A. Assign additional employees to check the sales receipt after every purchase and check each customer's grocery cart before they leave the store.

B. Purchase the barcode scanners that every other grocery store in America successfully uses.

If you picked B, congratulations, you are truly a denizen of the 21st century. If you picked A, you are currently residing in the 1970s, and your grocer will spend a lot of money, annoy his customers and still have lots of errors on the cash register receipts.

In the operating room theater, where the stakes are higher than a few misplaced digits on a grocery receipt, the Joint Commission seems to have picked A, the recommendation from Mork and Mindy's era. The alert advises hospitals that to avoid URFOs, people in the OR need to check and recheck, count and recount. When the surgical count doesn't square, the Joint Commission recommends an X-ray. The Joint Commission does advise hospitals to "research" the idea of using new technology. I don't think any industry other than health care thinks they need to study whether barcoding is a good idea or not, but I'll save hospitals some time: There's lots of published and peer reviewed research to prove that it works.

What We All Must Do
Objects are left in because consumers and businesses aren't holding hospitals accountable for the problem. When was the last time a hospital saw its health plan negotiations go south because they left a few objects in? What consumer ever refused to be admitted to a hospital because they didn't like its safety record?

Medicare isn't helping either. Recently the Centers for Medicare & Medicaid Services (CMS), the agency that funds Medicare, announced plans to stop publicly reporting on objects left in by hospitals serving Medicare beneficiaries. We've been working to reverse this.

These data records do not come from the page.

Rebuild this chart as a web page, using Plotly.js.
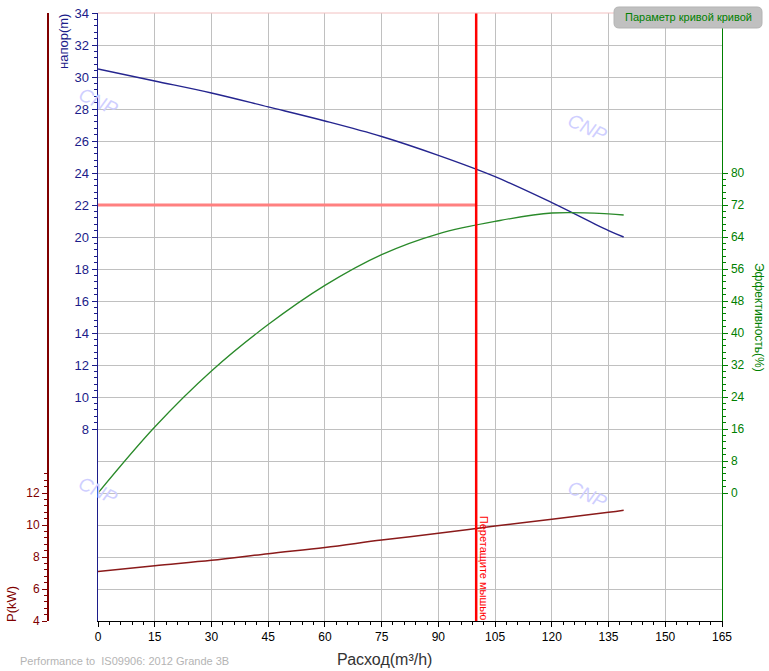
<!DOCTYPE html>
<html><head><meta charset="utf-8">
<script src="https://cdn.plot.ly/plotly-3.0.1.min.js"></script>
<style>html,body{margin:0;padding:0;background:#fff}#chart{width:769px;height:671px}</style>
</head><body><div id="chart"></div>
<script>
// ---- data ----
const flow  = [0, 15, 30, 45, 60, 75, 90, 105, 120, 135, 139];
const head  = [30.5, 29.75, 29.0, 28.13, 27.25, 26.28, 25.1, 23.77, 22.15, 20.4, 20.0];
const eff   = [0, 16.5, 30.5, 42.1, 51.9, 59.6, 64.8, 67.9, 70.0, 69.8, 69.5];
const power = [7.1, 7.46, 7.79, 8.21, 8.6, 9.06, 9.48, 9.94, 10.36, 10.79, 10.92];
const dutyFlow = 100;
const dutyHead = 22;
const flowTicks  = [0, 15, 30, 45, 60, 75, 90, 105, 120, 135, 150, 165];
const headTicks  = [8, 10, 12, 14, 16, 18, 20, 22, 24, 26, 28, 30, 32, 34];
const headGridLow = [-4, -2, 0, 2, 4, 6];
const powerTicks = [4, 6, 8, 10, 12];
const effTicks   = [0, 8, 16, 24, 32, 40, 48, 56, 64, 72, 80];
const headRange = [-4, 34], powerRange = [4, 42], effRange = [-32, 120], flowRange = [0, 165];

// ---- helpers (pixel -> paper) ----
const FW = 769, TOP = 13, BOT = 621;
const fx = p => +(p / FW).toFixed(5);
const fy = p => +((BOT - p) / (BOT - TOP)).toFixed(5);
function minors(start, step, n) { const a = []; for (let i = 0; i <= n; i++) if (i % 5) a.push(+(start + i * step).toFixed(3)); return a; }

const NAVY = '#1c1c8a', GREEN = '#008000', DRED = '#800000';
const FONT = 'Liberation Sans, Arial, sans-serif';

const traces = [
  {x: flow, y: head, yaxis: 'y', mode: 'lines', line: {color: '#25258f', width: 1.4, shape: 'spline', smoothing: 1}, hoverinfo: 'skip'},
  {x: flow, y: power, yaxis: 'y2', mode: 'lines', line: {color: '#8a1a1a', width: 1.5, shape: 'spline', smoothing: 1}, hoverinfo: 'skip'},
  {x: flow, y: eff, yaxis: 'y3', mode: 'lines', line: {color: '#2a8a2a', width: 1.3, shape: 'spline', smoothing: 1}, hoverinfo: 'skip'},
  {x: [0, dutyFlow], y: [dutyHead, dutyHead], yaxis: 'y4', mode: 'lines', line: {color: '#ff8080', width: 3}, hoverinfo: 'skip'},
  {x: [dutyFlow, dutyFlow], y: headRange, yaxis: 'y4', mode: 'lines', line: {color: '#ff0000', width: 2.5}, hoverinfo: 'skip'}
];

// rounded legend box (pixel corners -> paper)
const bx1 = fx(614), bx2 = fx(762), by1 = fy(7), by2 = fy(28);
const rx = +(5 / FW).toFixed(5), ry = +(5 / (BOT - TOP)).toFixed(5);
const P = v => (+v).toFixed(5);
const boxPath = `M ${P(bx1+rx)},${P(by1)} L ${P(bx2-rx)},${P(by1)} Q ${P(bx2)},${P(by1)} ${P(bx2)},${P(by1-ry)} L ${P(bx2)},${P(by2+ry)} Q ${P(bx2)},${P(by2)} ${P(bx2-rx)},${P(by2)} L ${P(bx1+rx)},${P(by2)} Q ${P(bx1)},${P(by2)} ${P(bx1)},${P(by2+ry)} L ${P(bx1)},${P(by1-ry)} Q ${P(bx1)},${P(by1)} ${P(bx1+rx)},${P(by1)} Z`;

const ann = (px, py, text, font, extra) => Object.assign({xref: 'paper', yref: 'paper', x: fx(px), y: fy(py), text: text,
  showarrow: false, xanchor: 'center', yanchor: 'middle', font: Object.assign({family: FONT}, font)}, extra || {});
const wm = (px, py) => ann(px, py, '<i>CNP</i>', {size: 19, color: '#cfcfff'}, {textangle: 25});

const layout = {
  width: 769, height: 671,
  margin: {l: 0, r: 0, t: TOP, b: 671 - BOT},
  paper_bgcolor: '#fff', plot_bgcolor: '#fff',
  showlegend: false,
  font: {family: FONT},
  xaxis: {domain: [fx(98), fx(722)], range: flowRange, tickmode: 'array', tickvals: flowTicks,
    showgrid: true, gridcolor: '#c0c0c0', gridwidth: 1, zeroline: false,
    showline: true, linecolor: '#000', linewidth: 1, ticks: 'outside', ticklen: 5, tickcolor: '#000',
    minor: {dtick: 3, tick0: 0, ticks: 'outside', ticklen: 3, tickcolor: '#000', showgrid: false},
    tickfont: {size: 12, color: '#000'}, fixedrange: true},
  yaxis: {range: headRange, anchor: 'x', side: 'left', tickmode: 'array', tickvals: headTicks,
    showgrid: true, gridcolor: '#c0c0c0', zeroline: false,
    showline: true, linecolor: NAVY, linewidth: 1.5, ticks: 'outside', ticklen: 5, tickcolor: NAVY,
    minor: {tickmode: 'array', tickvals: minors(8, 0.4, 65), ticks: 'outside', ticklen: 3, tickcolor: NAVY, showgrid: false},
    tickfont: {size: 13, color: NAVY}, fixedrange: true},
  yaxis2: {range: powerRange, overlaying: 'y', anchor: 'free', position: fx(47), side: 'left',
    tickmode: 'array', tickvals: powerTicks, showgrid: false, zeroline: false,
    showline: true, linecolor: DRED, linewidth: 1.5, ticks: 'outside', ticklen: 5, tickcolor: DRED,
    minor: {tickmode: 'array', tickvals: minors(4, 0.4, 23), ticks: 'outside', ticklen: 3, tickcolor: DRED},
    tickfont: {size: 12, color: DRED}, fixedrange: true},
  yaxis3: {range: effRange, overlaying: 'y', anchor: 'x', side: 'right',
    tickmode: 'array', tickvals: effTicks, showgrid: false, zeroline: false,
    showline: true, linecolor: GREEN, linewidth: 1.5, ticks: 'outside', ticklen: 5, tickcolor: GREEN,
    minor: {tickmode: 'array', tickvals: minors(0, 1.6, 50), ticks: 'outside', ticklen: 3, tickcolor: GREEN},
    tickfont: {size: 12, color: GREEN}, fixedrange: true},
  yaxis4: {range: headRange, overlaying: 'y', anchor: 'x', side: 'left', tickmode: 'array', tickvals: headGridLow,
    showgrid: true, gridcolor: '#c0c0c0', showticklabels: false, ticks: '', showline: false, zeroline: false, fixedrange: true},
  shapes: [
    {type: 'line', xref: 'paper', yref: 'paper', x0: fx(98), x1: fx(722), y0: 1, y1: 1, line: {color: '#f2c0c0', width: 1}, layer: 'above'},
    {type: 'path', xref: 'paper', yref: 'paper', path: boxPath, fillcolor: '#c0c0c0', line: {color: '#b4b4b4', width: 1}, layer: 'above'}
  ],
  annotations: [
    ann(64, 41, 'напор(m)', {size: 13, color: NAVY}, {textangle: -90}),
    ann(11, 604, 'P(kW)', {size: 13, color: DRED}, {textangle: -90}),
    ann(759, 317, 'Эффективность(%)', {size: 12, color: GREEN}, {textangle: 90}),
    ann(385, 660, 'Расход(m³/h)', {size: 16, color: '#333'}),
    ann(18, 661, 'Performance to  IS09906: 2012 Grande 3B', {size: 11, color: '#b4b4b4'}, {xanchor: 'left'}),
    {xref: 'x', yref: 'paper', x: dutyFlow, xshift: 8, y: fy(568), xanchor: 'center', yanchor: 'middle',
      text: 'Перетащите мышью', textangle: 90, showarrow: false, font: {family: FONT, size: 11, color: '#ff0000'}},
    ann(688, 17.5, 'Параметр кривой кривой', {size: 11, color: GREEN}),
    wm(98, 102), wm(587, 128), wm(98, 490), wm(587, 495)
  ]
};

Plotly.newPlot('chart', traces, layout, {displayModeBar: false, staticPlot: true});
</script></body></html>
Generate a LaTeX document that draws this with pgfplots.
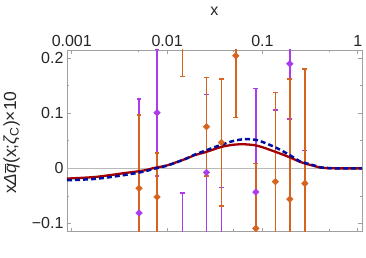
\documentclass[border=0pt]{standalone}
\usepackage{fontspec}
\setmainfont{Liberation Sans}
\usepackage{pgfplots}
\pgfplotsset{compat=1.18}
\definecolor{pur}{RGB}{170,60,235}
\definecolor{ora}{RGB}{215,100,30}
\definecolor{dred}{RGB}{165,0,0}
\definecolor{dblue}{RGB}{0,15,160}
\definecolor{framec}{RGB}{160,160,160}
\definecolor{zeroc}{RGB}{185,185,185}

\pgfplotstableread{
x y e
0.00508 -0.081 0.207
0.00785 0.101 0.115
0.0145 -0.160 0.115
0.0259 -0.0073 0.141
0.0372 -0.160 0.125
0.0853 -0.043 0.188
0.137 -0.150 0.256
0.194 0.190 0.100
0.279 -0.160 0.193
}\purdata

\pgfplotstableread{
x y e
0.00508 -0.036 0.133
0.00785 -0.052 0.080
0.0145 0.280 0.113
0.0259 0.0757 0.0895
0.0372 0.047 0.115
0.0526 0.2045 0.112
0.0853 -0.109 0.118
0.137 -0.024 0.162
0.194 -0.0558 0.218
0.279 -0.0273 0.208
}\oradata

\begin{document}
\begin{tikzpicture}
\begin{axis}[
 scale only axis, width=295pt, height=181.7pt,
 xmode=log, xmin=0.000891, xmax=1.109, ymin=-0.115, ymax=0.215,
 xtick={0.001,0.01,0.1,1}, xticklabels={0.001,0.01,0.1,1},
 minor xtick={0.005,0.05,0.5},
 ytick={-0.1,0,0.1,0.2}, yticklabels={−0.1,0,0.1,0.2},
 minor ytick={-0.05,0.05,0.15},
 xtick pos=both, ytick pos=both, xticklabel pos=top, yticklabel pos=left,
 tick align=inside,
 major tick length=4pt, minor tick length=2.5pt,
 every tick/.append style={framec, line width=0.8pt},
 axis line style={framec, line width=0.9pt},
 tick label style={font=\fontsize{16}{19}\selectfont, text=black!85},
 /pgf/number format/assume math mode=true,
 xlabel={x},
 xlabel style={at={(axis description cs:0.5,1.211)}, anchor=center, font=\fontsize{16}{19}\selectfont, text=black!85},
 ylabel={x{\itshape Δ}$\overline{\mbox{\itshape q}}$(x;{\itshape ζ}\textsubscript{C})×10},
 ylabel style={at={(axis description cs:-0.188,0.49)}, anchor=center, font=\fontsize{17.5}{20}\selectfont, text=black!85},
 clip=true,
]
\addplot[zeroc, line width=0.7pt, forget plot] coordinates {(0.0008,0) (1.3,0)};

\addplot[pur, only marks, mark=square*, mark size=2.3pt, mark options={solid, rotate=45, fill=pur, draw=pur, line width=0.5pt},
  error bars/.cd, y dir=both, y explicit,
  error mark options={pur, line width=1.4pt, mark size=2.4pt, rotate=90},
  error bar style={draw=pur, line width=1.7pt}]
  table[x=x, y=y, y error=e]{\purdata};
\addplot[ora, only marks, mark=square*, mark size=2.3pt, mark options={solid, rotate=45, fill=ora, draw=ora, line width=0.5pt},
  error bars/.cd, y dir=both, y explicit,
  error mark options={ora, line width=1.4pt, mark size=2.4pt, rotate=90},
  error bar style={draw=ora, line width=1.7pt}]
  table[x=x, y=y, y error=e]{\oradata};

\addplot[dred, line width=2.3pt, smooth, tension=0.5] coordinates {
(0.000891,-0.0185) (0.001778,-0.0155) (0.003597,-0.0085) (0.005623,-0.004)
(0.007413,0.001) (0.01,0.0055) (0.01549,0.017) (0.0195,0.024)
(0.02588,0.030) (0.03715,0.039) (0.05012,0.043) (0.06531,0.0437)
(0.08913,0.041) (0.1374,0.030) (0.1941,0.020) (0.2460,0.012)
(0.2780,0.009) (0.3548,0.004) (0.4027,0.0015) (0.5012,0.0003)
(0.631,0.0) (1.109,0)};
\addplot[dblue, line width=2.5pt, dash pattern=on 5pt off 3pt, smooth, tension=0.5] coordinates {
(0.000891,-0.0215) (0.001778,-0.019) (0.003597,-0.012) (0.005623,-0.006)
(0.007586,0.0) (0.01,0.005) (0.01549,0.017) (0.0195,0.025)
(0.02588,0.033) (0.03715,0.043) (0.05012,0.050) (0.06531,0.053)
(0.08913,0.051) (0.1374,0.038) (0.1941,0.024) (0.2460,0.013)
(0.2780,0.010) (0.3548,0.005) (0.4027,0.002) (0.5012,0.0005)
(0.631,0.0) (1.109,0)};
\end{axis}
\pgfresetboundingbox
\path[use as bounding box] ([shift={(-67pt,-25.3pt)}]current axis.south west) rectangle ++(366pt,257pt);
\end{tikzpicture}
\end{document}
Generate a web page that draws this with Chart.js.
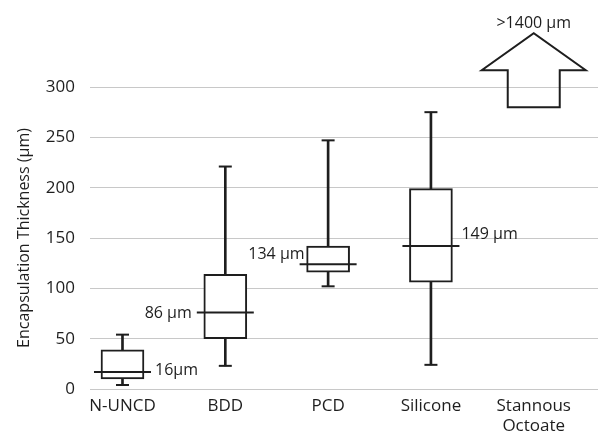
<!DOCTYPE html>
<html lang="en">
<head>
  <meta charset="UTF-8" />
  <title>Encapsulation Thickness</title>
  <style>
    html, body { margin: 0; padding: 0; background: #fff; }
    #wrap { width: 605px; height: 433px; }
  </style>
</head>
<body>
  <div id="wrap"><canvas id="chart"></canvas></div>

  <script src="https://cdn.jsdelivr.net/npm/chart.js"></script>
  <script>
    // values (µm)
    const categories = ['N-UNCD', 'BDD', 'PCD', 'Silicone', ['Stannous', 'Octoate']];
    const whiskerLow  = [4, 23, 102, 24];
    const boxLow      = [10, 50, 116, 106];
    const medians     = [17, 76, 124, 142];
    const boxHigh     = [39, 114, 142, 199];
    const whiskerHigh = [54, 221, 247, 275];
    const medianLabels = ['16µm', '86 µm', '134 µm', '149 µm'];
    const yTicks = [0, 50, 100, 150, 200, 250, 300];
    // stannous octoate is off the scale, shown with an arrow
    const offScaleIndex = 4;
    const offScaleLabel = '>1400 µm';
    const offScaleBase = 280;

    const ink = '#1e1e1e';
    const font = '"Open Sans", sans-serif';
    const BOX_W = 43;
    const MEDIAN_HALF = 28.5;

    const idx = categories.map((c, i) => i);
    const boxes = boxLow.map((v, i) => ({ x: i, y: [v, boxHigh[i]] }));
    const whiskers = whiskerLow.map((v, i) => ({ x: i, y: [v, whiskerHigh[i]] }));
    const caps = [];
    whiskerLow.forEach((v, i) => { caps.push({ x: i, y: v }, { x: i, y: whiskerHigh[i] }); });
    const medianPts = medians.map((v, i) => ({ x: i, y: v }));

    // median value labels and the off-scale arrow
    const notes = {
      id: 'notes',
      afterDatasetsDraw(chart) {
        const { ctx, scales: { x, y } } = chart;
        ctx.save();
        ctx.font = '16px ' + font;
        ctx.fillStyle = ink;
        ctx.textBaseline = 'middle';
        const place = [
          { align: 'left',  dx: MEDIAN_HALF + 4,  dy: -1 },
          { align: 'right', dx: -MEDIAN_HALF - 5, dy: 1 },
          { align: 'right', dx: -BOX_W / 2 - 2,   dy: -10 },
          { align: 'left',  dx: MEDIAN_HALF + 2,  dy: -12 }
        ];
        medianLabels.forEach((t, i) => {
          const p = place[i];
          ctx.textAlign = p.align;
          ctx.fillText(t, x.getPixelForValue(i) + p.dx, y.getPixelForValue(medians[i]) + p.dy);
        });

        const cx = x.getPixelForValue(offScaleIndex);
        const base = y.getPixelForValue(offScaleBase);
        const shoulder = base - 37, tip = base - 74;
        ctx.beginPath();
        ctx.moveTo(cx - 26, base);
        ctx.lineTo(cx - 26, shoulder);
        ctx.lineTo(cx - 52, shoulder);
        ctx.lineTo(cx, tip);
        ctx.lineTo(cx + 52, shoulder);
        ctx.lineTo(cx + 26, shoulder);
        ctx.lineTo(cx + 26, base);
        ctx.closePath();
        ctx.lineWidth = 2;
        ctx.strokeStyle = ink;
        ctx.stroke();
        ctx.textAlign = 'center';
        ctx.fillText(offScaleLabel, cx, tip - 10);
        ctx.restore();
      }
    };

    new Chart(document.getElementById('chart'), {
      type: 'bar',
      data: {
        datasets: [
          { type: 'line', data: medianPts, showLine: false, order: 1,
            pointStyle: 'line', pointRadius: MEDIAN_HALF, pointBorderWidth: 2, borderColor: ink },
          { type: 'line', data: caps, showLine: false, order: 2,
            pointStyle: 'line', pointRadius: 6.5, pointBorderWidth: 2, borderColor: ink },
          { data: boxes, order: 3, barThickness: BOX_W, grouped: false,
            backgroundColor: '#fff', borderColor: ink, borderWidth: 2, borderSkipped: false },
          { data: whiskers, order: 4, barThickness: 2, grouped: false,
            backgroundColor: ink, borderWidth: 0 }
        ]
      },
      options: {
        responsive: true,
        maintainAspectRatio: false,
        animation: false,
        events: [],
        layout: { autoPadding: false, padding: { top: 87, right: 7, bottom: 0, left: 0 } },
        plugins: { legend: { display: false }, tooltip: { enabled: false } },
        scales: {
          x: {
            type: 'linear',
            offset: false,
            min: -0.316,
            max: 4.625,
            afterBuildTicks: s => { s.ticks = idx.map(i => ({ value: i })); },
            afterFit: s => { s.height = 44; s.paddingLeft = 0; s.paddingRight = 0; },
            grid: { display: false },
            border: { display: false },
            ticks: {
              autoSkip: false,
              maxRotation: 0,
              padding: -1,
              color: ink,
              font: { family: font, size: 17, lineHeight: 1.2 },
              callback: v => categories[v]
            }
          },
          y: {
            min: 0,
            max: 300,
            afterBuildTicks: s => { s.ticks = yTicks.map(v => ({ value: v })); },
            afterFit: s => { s.width = 90; },
            grid: { color: '#c8c8c8', lineWidth: 1, drawTicks: false },
            border: { display: false },
            ticks: { padding: 15, color: ink, font: { family: font, size: 17 } },
            title: {
              display: true,
              text: 'Encapsulation Thickness (µm)',
              color: ink,
              font: { family: font, size: 16, lineHeight: 1.2 },
              padding: { top: 15, bottom: 0 }
            }
          }
        }
      },
      plugins: [notes]
    });
  </script>
</body>
</html>
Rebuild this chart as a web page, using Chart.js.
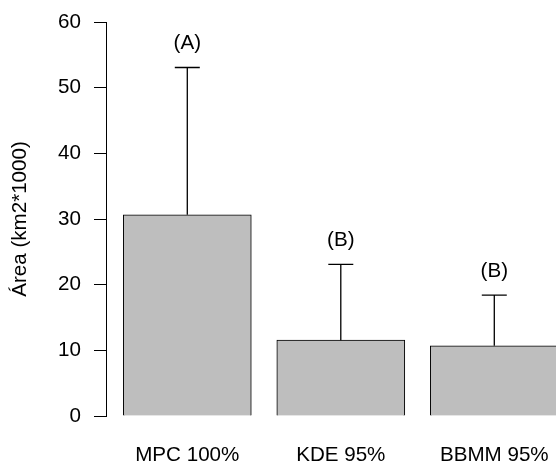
<!DOCTYPE html>
<html>
<head>
<meta charset="utf-8">
<script src="https://cdn.jsdelivr.net/npm/chart.js@4/dist/chart.umd.min.js"></script>
<style>
  html, body { margin: 0; padding: 0; background: #fff; overflow: hidden; }
  #wrap { width: 556px; height: 464px; }
</style>
</head>
<body>
<div id="wrap"><canvas id="chart" width="556" height="464"></canvas></div>
<script>
// data
const categories = ['MPC 100%', 'KDE 95%', 'BBMM 95%'];
const areaMeans = [30.65, 11.55, 10.68];
const areaUpper = [53.07, 23.09, 18.4];   // top of error bar
const groupLetters = ['(A)', '(B)', '(B)'];
const yTicks = [0, 10, 20, 30, 40, 50, 60];

const FONT = { family: '"Liberation Sans", Arial, sans-serif', size: 20.6 };

// error bars + letters drawn through the chart scales
const errorBars = {
    id: 'errorBars',
    afterDatasetsDraw(chart) {
        const ctx = chart.ctx;
        const xs = chart.scales.x;
        const ys = chart.scales.y;
        ctx.save();
        ctx.strokeStyle = '#000';
        ctx.lineWidth = 1.3;
        ctx.fillStyle = '#000';
        ctx.font = `${FONT.size}px ${FONT.family}`;
        ctx.textAlign = 'center';
        ctx.textBaseline = 'middle';
        categories.forEach((c, i) => {
            const x = xs.getPixelForValue(i + 1);
            const y0 = ys.getPixelForValue(areaMeans[i]);
            const y1 = ys.getPixelForValue(areaUpper[i]);
            ctx.beginPath();
            ctx.moveTo(x, y0);
            ctx.lineTo(x, y1);
            ctx.moveTo(x - 12.5, y1);
            ctx.lineTo(x + 12.5, y1);
            ctx.stroke();
            ctx.fillText(groupLetters[i], x, ys.getPixelForValue(areaUpper[i] + 3.7));
        });
        ctx.restore();
    }
};

new Chart(document.getElementById('chart'), {
    type: 'bar',
    data: {
        datasets: [{
            data: categories.map((c, i) => ({ x: i + 1, y: areaMeans[i] })),
            backgroundColor: '#bebebe',
            borderColor: '#000',
            borderWidth: 1,
            barThickness: 128
        }]
    },
    options: {
        responsive: false,
        animation: false,
        layout: { padding: { top: 22, left: 0, right: 0, bottom: 0 } },
        plugins: { legend: { display: false }, tooltip: { enabled: false } },
        scales: {
            x: {
                type: 'linear',
                offset: false,
                min: 0.4704,
                max: 3.402,
                grid: { display: false, offset: false },
                border: { display: false },
                afterBuildTicks: s => { s.ticks = categories.map((c, i) => ({ value: i + 1 })); },
                afterFit: s => { s.height = 48; s.paddingLeft = 0; s.paddingRight = 0; },
                ticks: {
                    autoSkip: false,
                    maxRotation: 0,
                    padding: 19,
                    color: '#000',
                    font: FONT,
                    callback: v => categories[v - 1]
                }
            },
            y: {
                min: 0,
                max: 60,
                afterBuildTicks: s => { s.ticks = yTicks.map(v => ({ value: v })); },
                afterFit: s => { s.width = 106; s.paddingTop = 0; s.paddingBottom = 0; },
                border: { display: true, color: '#000', width: 1 },
                grid: { drawOnChartArea: false, drawTicks: true, tickLength: 12, color: '#000' },
                ticks: { color: '#000', font: FONT, padding: 13 },
                title: {
                    display: true,
                    text: 'Área (km2*1000)',
                    color: '#000',
                    font: FONT,
                    padding: { top: 8, bottom: 0 }
                }
            }
        }
    },
    plugins: [errorBars]
});
</script>
</body>
</html>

In addition to advocating for the public data you deserve, purchasers and consumers will need to monitor Hospital Safety Scores and Leapfrog data, and use it to make decisions about choosing safe hospitals. When hospitals scrimp on safety, employers and patients pay -- in suffering and in real dollars. Employers can calculate just how much they are paying today for that suffering on Leapfrog's calculator of the hidden surcharge Americans pay for hospital errors.

What's clear is that hospitals don't understand that their customers expect them to put their safety first. It's long past time for all of us to change that.